There isn't any. This, we believe, is the safest way.
Manuals, instructions and suggested maintenance rotas
These are all kept on computer (except the Cummins engine handbook which is on paper), and will be made available to the buyer when the sale is completed.
The central heating system is based on a Webasto diesel boiler in the engine room, which heats 12 radiators and 2 towel warmers. In addition there are twin Franco-Belge "Continental" stoves (in the saloon and in the aft cabin), which look like antique multi-fuel stoves but have been adapted by the manufacturer to use diesel fuel. You could also boil water for a cup of tea on the stove in the saloon, if you wanted to!
Navigation equipment includes a chart plotter linked to GPS, radar and an AIS receiver, a depth sounder and a VHF radio with an automatic Mayday button, all by Raymarine, There is a second independent GPS with plotter functions by Garmin. These are all 12V.
There are the standard navigation lights, with a searchlight and a mast light.

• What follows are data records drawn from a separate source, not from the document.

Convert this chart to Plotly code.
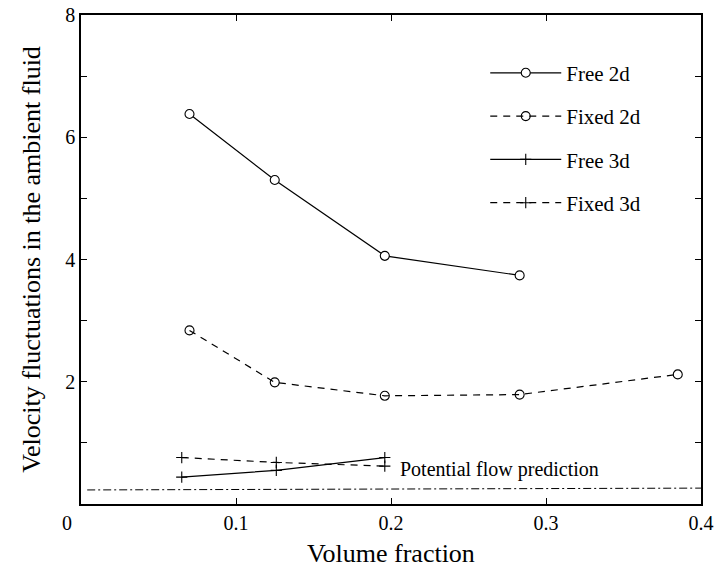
import plotly.graph_objects as go

# ---- data ----
free2d_x = [0.070, 0.125, 0.196, 0.283]
free2d_y = [6.38, 5.30, 4.06, 3.74]

fixed2d_x = [0.070, 0.125, 0.196, 0.283, 0.385]
fixed2d_y = [2.84, 1.99, 1.77, 1.79, 2.12]

free3d_x = [0.065, 0.126, 0.196]
free3d_y = [0.44, 0.55, 0.76]

fixed3d_x = [0.065, 0.126, 0.196]
fixed3d_y = [0.76, 0.68, 0.62]

potential_x = [0.004, 0.400]
potential_y = [0.23, 0.26]

x_tickvals = [0.1, 0.2, 0.3, 0.4]
x_ticktext = ["0.1", "0.2", "0.3", "0.4"]
y_tickvals = [2, 4, 6, 8]
y_ticktext = ["2", "4", "6", "8"]

FONT = "Liberation Serif"
BLACK = "#000000"

fig = go.Figure()

fig.add_trace(go.Scatter(
    x=free2d_x, y=free2d_y, mode="lines+markers", name="Free 2d",
    legendgroup="a",
    line=dict(color=BLACK, width=1.2),
    marker=dict(symbol="circle", size=9, color="white",
                line=dict(color=BLACK, width=1.1)),
))
fig.add_trace(go.Scatter(
    x=fixed2d_x, y=fixed2d_y, mode="lines+markers", name="Fixed 2d",
    legendgroup="b",
    line=dict(color=BLACK, width=1.2, dash="7px,6px"),
    marker=dict(symbol="circle-open", size=9, color=BLACK,
                line=dict(color=BLACK, width=1.1)),
))
fig.add_trace(go.Scatter(
    x=free3d_x, y=free3d_y, mode="lines+markers", name="Free 3d",
    legendgroup="c",
    line=dict(color=BLACK, width=1.2),
    marker=dict(symbol="cross-thin", size=8, color=BLACK,
                line=dict(color=BLACK, width=1.1)),
))
fig.add_trace(go.Scatter(
    x=fixed3d_x, y=fixed3d_y, mode="lines+markers", name="Fixed 3d",
    legendgroup="d",
    line=dict(color=BLACK, width=1.2, dash="7px,6px"),
    marker=dict(symbol="cross-thin", size=8, color=BLACK,
                line=dict(color=BLACK, width=1.1)),
))
fig.add_trace(go.Scatter(
    x=potential_x, y=potential_y, mode="lines", name="Potential flow prediction",
    showlegend=False,
    line=dict(color=BLACK, width=1.0, dash="8px,3px,2px,3px"),
))

fig.add_annotation(
    x=0.2045, y=0.57, xref="x", yref="y", text="Potential flow prediction",
    showarrow=False, xanchor="left", yanchor="middle",
    font=dict(family=FONT, size=20, color=BLACK),
)
# corner "0" label of the x axis (sits left of the frame in the reference)
fig.add_annotation(
    x=0, y=0, xref="x", yref="y", text="0", showarrow=False,
    xanchor="center", yanchor="top", xshift=-14, yshift=-6,
    font=dict(family=FONT, size=20, color=BLACK),
)

axis_common = dict(
    showgrid=False, zeroline=False, showline=True, linecolor=BLACK,
    linewidth=1.5, mirror="ticks", ticks="inside", ticklen=6,
    tickcolor=BLACK, tickwidth=1, automargin=False,
    tickfont=dict(family=FONT, size=20, color=BLACK),
)

fig.update_xaxes(
    range=[0, 0.4], tickvals=x_tickvals, ticktext=x_ticktext,
    title=dict(text="Volume fraction", font=dict(family=FONT, size=26, color=BLACK),
               standoff=14),
    **axis_common,
)
fig.update_yaxes(
    range=[0, 8], tickvals=y_tickvals, ticktext=y_ticktext,
    minor=dict(dtick=1, ticks="inside", ticklen=6, tickcolor=BLACK, tickwidth=1),
    title=dict(text="Velocity fluctuations in the ambient fluid",
               font=dict(family=FONT, size=26, color=BLACK), standoff=17),
    **axis_common,
)

fig.update_layout(
    width=716, height=568,
    margin=dict(l=81, r=15, t=15, b=64, autoexpand=False),
    paper_bgcolor="white", plot_bgcolor="white",
    font=dict(family=FONT, color=BLACK),
    legend=dict(
        x=0.652, y=0.923, xanchor="left", yanchor="top",
        bgcolor="rgba(0,0,0,0)", borderwidth=0,
        font=dict(family=FONT, size=21, color=BLACK),
        tracegroupgap=13, itemwidth=71,
    ),
)

fig.write_html("out.html")
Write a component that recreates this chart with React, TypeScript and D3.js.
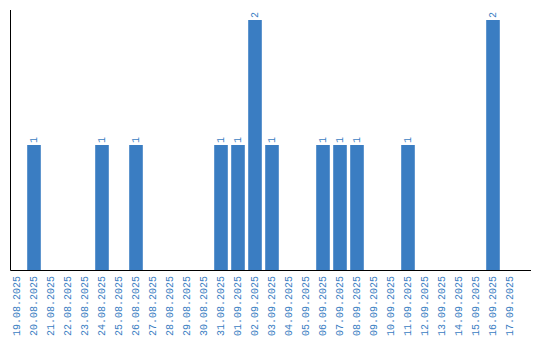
import React from "react";
import * as d3 from "d3";

const dates = [
  "19.08.2025", "20.08.2025", "21.08.2025", "22.08.2025", "23.08.2025",
  "24.08.2025", "25.08.2025", "26.08.2025", "27.08.2025", "28.08.2025",
  "29.08.2025", "30.08.2025", "31.08.2025", "01.09.2025", "02.09.2025",
  "03.09.2025", "04.09.2025", "05.09.2025", "06.09.2025", "07.09.2025",
  "08.09.2025", "09.09.2025", "10.09.2025", "11.09.2025", "12.09.2025",
  "13.09.2025", "14.09.2025", "15.09.2025", "16.09.2025", "17.09.2025",
];
const counts = [
  0, 1, 0, 0, 0, 1, 0, 1, 0, 0,
  0, 0, 1, 1, 2, 1, 0, 0, 1, 1,
  1, 0, 0, 1, 0, 0, 0, 0, 2, 0,
];
const yMax = 2.08;

const W = 540;
const H = 340;
const BLUE = "#3a7dc2";
const FONT = "'Liberation Mono', monospace";

export default function App() {
  const x = d3.scaleBand<string>().domain(dates).range([8.5, 518.5]).paddingInner(0.2).paddingOuter(0.1);
  const y = d3.scaleLinear().domain([0, yMax]).range([270, 10]);
  const bw = x.bandwidth();
  return (
    <svg width={W} height={H} style={{ position: "absolute", left: 0, top: 0 }}>
      <rect width={W} height={H} fill="#fff" />
      {dates.map((d, i) =>
        counts[i] > 0 ? (
          <g key={d}>
            <rect x={x(d)!} y={y(counts[i])} width={bw} height={y(0) - y(counts[i])} fill={BLUE} />
            <text
              transform={`translate(${x(d)! + bw / 2},${y(counts[i]) - 2}) rotate(-90)`}
              textAnchor="start"
              dominantBaseline="central"
              fontFamily={FONT}
              fontSize={10}
              fill={BLUE}
            >
              {counts[i]}
            </text>
          </g>
        ) : null
      )}
      <line x1={10.5} x2={10.5} y1={10} y2={270.5} stroke="#000" strokeWidth={1} />
      <line x1={10.5} x2={531} y1={270.5} y2={270.5} stroke="#000" strokeWidth={1} />
      {dates.map((d) => (
        <text
          key={"t" + d}
          transform={`translate(${x(d)! + bw / 2 + 0.5},${276}) rotate(-90)`}
          textAnchor="end"
          dominantBaseline="central"
          fontFamily={FONT}
          fontSize={10}
          fill={BLUE}
        >
          {d}
        </text>
      ))}
    </svg>
  );
}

A radar reflector is fitted to the mast.
Friendship has a 10 foot GRP tender (called Little Friend) with oars, which can take an outboard motor. This is kept on a custom built cradle on the aft deck and launched via the aft davit. In addition, for channel crossings etc, there is a conventional life-raft - this should be serviced before any sea crossing of course. There are 4 life-jackets (recently serviced) and 3 buoyancy aids. There are two large lifebuoys outside the wheelhouse, one with an18m throw line and the other with an automatic floating light (all renewed in 2018). There's also a movable boarding ladder.
The main fire equipment consists of 8 extinguishers (1 powder, 4 foam and 3 carbon dioxide) and a fire blanket (all recently serviced). The pump engine in the engine room can be connected to a fire hose, and there are also 2 fire buckets on the foredeck. There is a smoke detector and an ionisation detector, and 3 carbon monoxide (CO) detectors.
There is a 24V Rule bilge pump activated automatically by a float switch or manually by an override switch (all recently tested). In addition the pump engine acts as a bilge pump, and can draw water from the fore, mid or aft part of the boat (new Johnson impeller recently fitted). There is also a small Jabsco pump for cleaning up any small amount of water remaining, and finally, as a backup to the backup a hand operated Whale bilge pump.